Ambassadors discuss US-China relations, Hong Kong protests


Tensions were high in the Annenberg School for Communication auditorium as Clayton Dube of USC’s U.S.-China Institute sat down with Ambassador Jeffrey Bader and Consul General of the People’s Republic of China in Los Angeles Zhang Ping for a discussion on United States-China relations Tuesday. 

The discussion was held just hours after the U.S. Senate approved the Hong Kong Human Rights and Democracy Act, legislation dedicated to supporting protesters in Hong Kong fighting for democracy. 

Zhang, the former Chinese ambassador to Fiji, opened the conversation with a statement on China’s development since the beginning of U.S.-China relations in the 1970s. Zhang said China is “going through profound changes unseen in a century,” in reference to the recent technological boom as well as the protests happening in Hong Kong. 

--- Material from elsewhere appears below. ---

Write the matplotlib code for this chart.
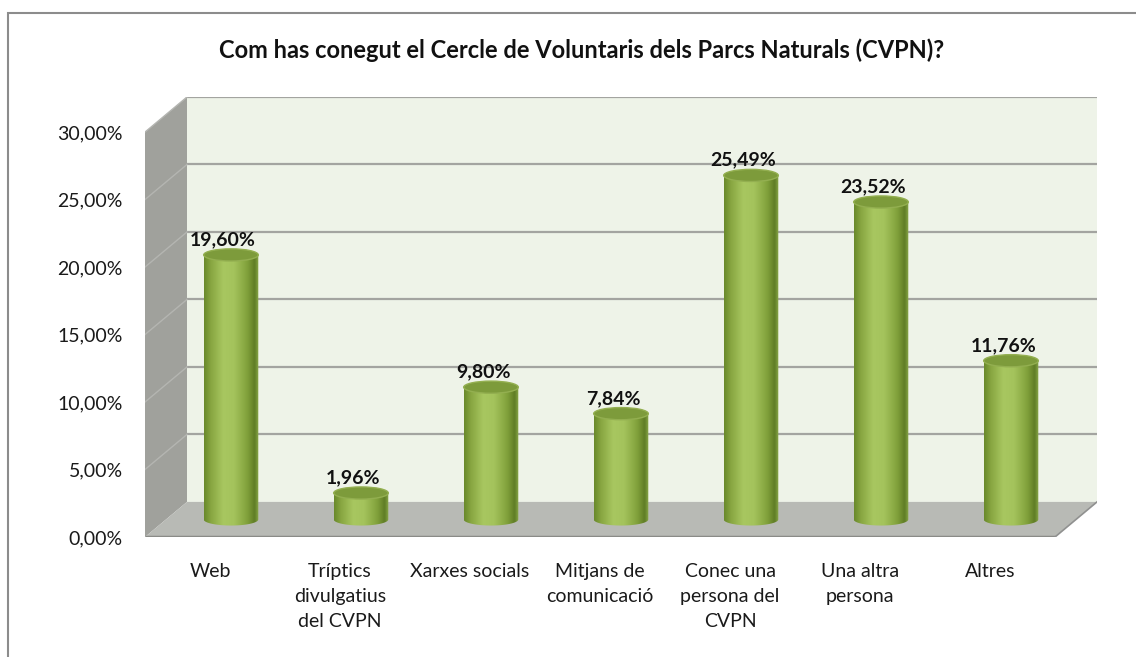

“China-U.S. relations are also going through some profound changes,” Zhang said. “Some people perceived [China’s development] as a threat to the U.S. supremacy, so they are trying to depict China as a major adversary.” 

Bader, the founding director of the John L. Thornton China Center at the Brookings Institution, outlined what he believes has changed between China and the U.S. over the last few decades, criticizing the current state of the trajectory of the country’s economic reform. 

“Since 1978 when Deng Xiaoping presided over the … Chinese Communist Party, China has been committed to restructuring its economy away from the Maoist, state-centered model towards a market-driven model,” Bader said. “There was, for some period after that, sort of a drift in economic restructuring and reform in China under subsequent leadership. In the last five or six years, it’s the consensus of most Western observers that there has been backsliding. The drive towards economic restructuring and reform and market-based change has been substituted for by an emphasis on civility and party control.”

In a later response to both Bader and the moderator, Zhang rebutted claims that economic reform in China has halted.

“China is a very big country. As we said, it’s pretty easy when you start reform because there are lots of things that can be changed easily,” Zhang said. “After certain years, what’s left? what we called hard blows, which are difficult because that kind of reform needs to be studied carefully in order to minimize the negative impact on the people … I don’t think the reform process has been slowed down.” 

As the hour wound down with a discussion on trade and economic ties between the two countries, the unease in the room did not. Dube discussed the state of human rights in China, directly referencing the government’s detention centers in Shanghai, prompting Zhang to criticize American coverage of Chinese affairs.

“The pressure on China is very much, I’ll say influenced by the Western media reports on China, which in most cases we think is pretty biased, or intentionally biased,” Zhang said. “I think they try to portray it as an issue of human rights. That kind of media influence has played a role in the perception of China. That’s why I think we need to present China in a very objective way.” 

Some students in the audience scoffed at Zhang’s response. Some got up and left the auditorium. Of the students who stayed were seniors Shichen Liu and Siyi Zhang, two public policy graduate students from China. They both criticized Zhang’s tendency to be out of touch with the people of China. 

“[He] has a tendency to… represent the officials,” Liu said. “He said a lot of official words and didn’t say a lot from his own perspective. He was there to represent the government.” 

“We want to hear something different from the Chinese side, like not what the Chinese media will say,” Zhang said. “Maybe something from his own interpretation and experience.”